A total of P1.77 billion was used by the Metro Manila Development Authority (MMDA) to dispose the 52,052.37 cubic meters of trash generated from Metro Manila cities in 2018.
In a hearing, Rep. Winston Castelo, chairman of the House committee on Metro Manila development, told MMDA officials that with the “big amount that Congress allocated for waste disposal, it is expected” that all volume of trash would be contained.
“Ang nangyayari, marami pa rin ang uncollected,” Castelo said. “‘Di kaya nagkakaroon ng overpayment because the money is more than sufficient to the volume of the trash?”
MMDA Project Development Officer Reynaldo Estipona said the budget was the actual amount paid by the agency to dispose the garbage that came from the local government units (LGUs).
“MMDA’s mandate is to provide available space, sufficient space for the disposal of waste coming from the 17 LGUs,” Estipona said. However, this doesn’t explain why, with such amount, MMDA was still not able to rid Metro Manila’s streets from trash.
If the billion-peso budget is allocated for the exact number of volume of trash expected to be collected—which is based on the the 10-year solid waste plan of LGUs submitted to MMDA—then why is there still uncollected garbage?
Castelo noticed the inconsistency. “When I asked the question on [the] generated volume, ‘yun po ang normal extraction ng mga garbage sa household on a daily basis. So ‘yun din ang pinupondohan ng gobyerno na kokolektahin ninyo at ilagay sa landfill. So nakikita ninyo ang discrepancy?” he said.
Sonia Mendoza, chair of environmental group Mother Earth Foundation, said the P1.77 billion mentioned by MMDA doesn’t cover yet the cost of LGUs in collecting garbage. “I think the total amount in waste management is about more than P7 billion. And that is a very big amount coming from taxpayers,” Mendoza said.
She said in their “model city,” which is San Fernando, Pampanga, P15 million is enough for solid waste management. They used to spend P70 million for garbage disposal—that is until they strictly implemented Republic Act (RA) 9003 or the Solid Waste Management Act of 2000.
Lack of solid waste management implementation in Metro Manila
“We have a law on solid waste management authored by Sen. Loren Legarda. It is very sad that it’s already 18 years and it has not been implemented to improve the garbage collection in Metro Manila and all over the country,” Mendoza said.
According to the law, only residual waste should be taken to the landfill, which is only about 15 to 20 percent. So if you calculate the total waste generation of Metro Manila and you only take 20 percent that should be brought to the landfill, it should not cost P1.77 billion to dispose of and not more than P6 billion for the LGUs to haul.”

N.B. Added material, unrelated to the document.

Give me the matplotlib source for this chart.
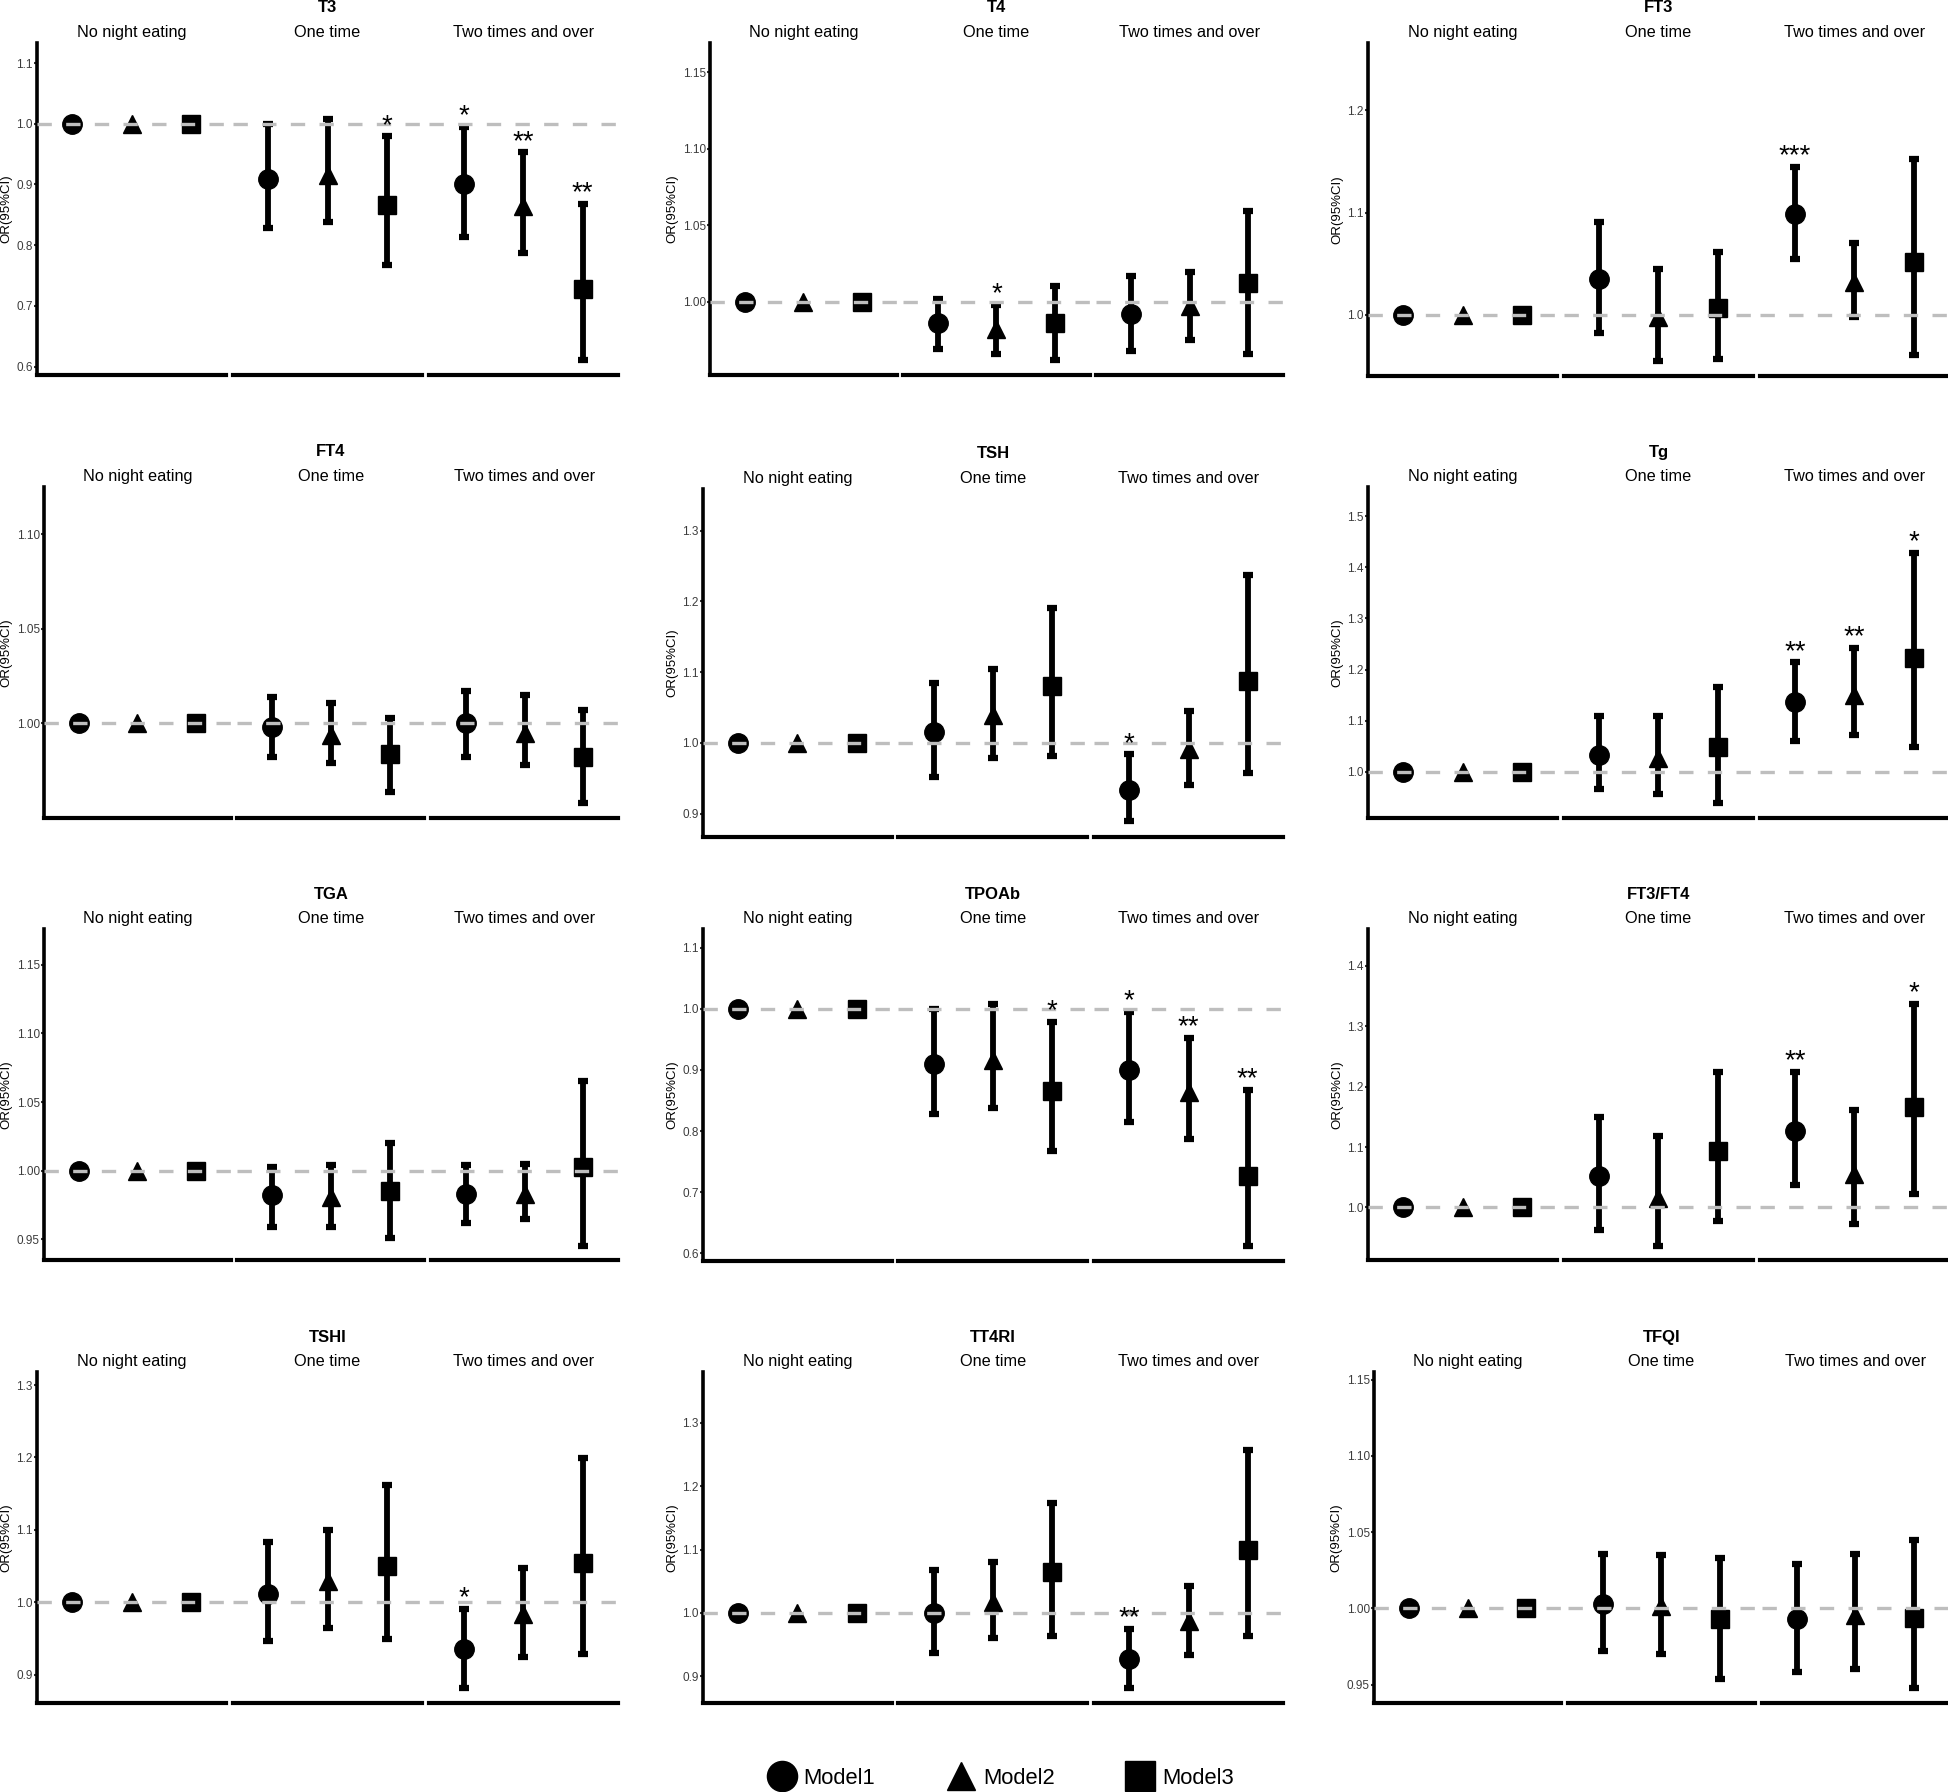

In San Fernando, where Mother Earth Foundation has been implementing RA 9003 for six years, the waste diversion rose from 12 percent to 81 percent. “It means that only 19 percent of generated waste goes to the landfill,” she explained.
This has helped cut disposal costs and keep the streets clean, even in the bustling areas.
Her team also went to Brgy. Potrero in Malabon where they reduced the hauled garbage to only 8 percent.
Castelo said since the budget for this implementation is allocated to the MMDA, it’s that agency that should take the lead.
“You have the Metro Manila Council so why don’t you exert your powers now and have these LGUs comply with the law,” he told Estipona.
“With the P1.77 billion budget that we are spending, I’m sure we could divert some of it and eventually, we would save more, we would be able to save precious funds and at the same time, save mother earth and protect our environment.”
It’s about time these large agencies put our budget to proper use.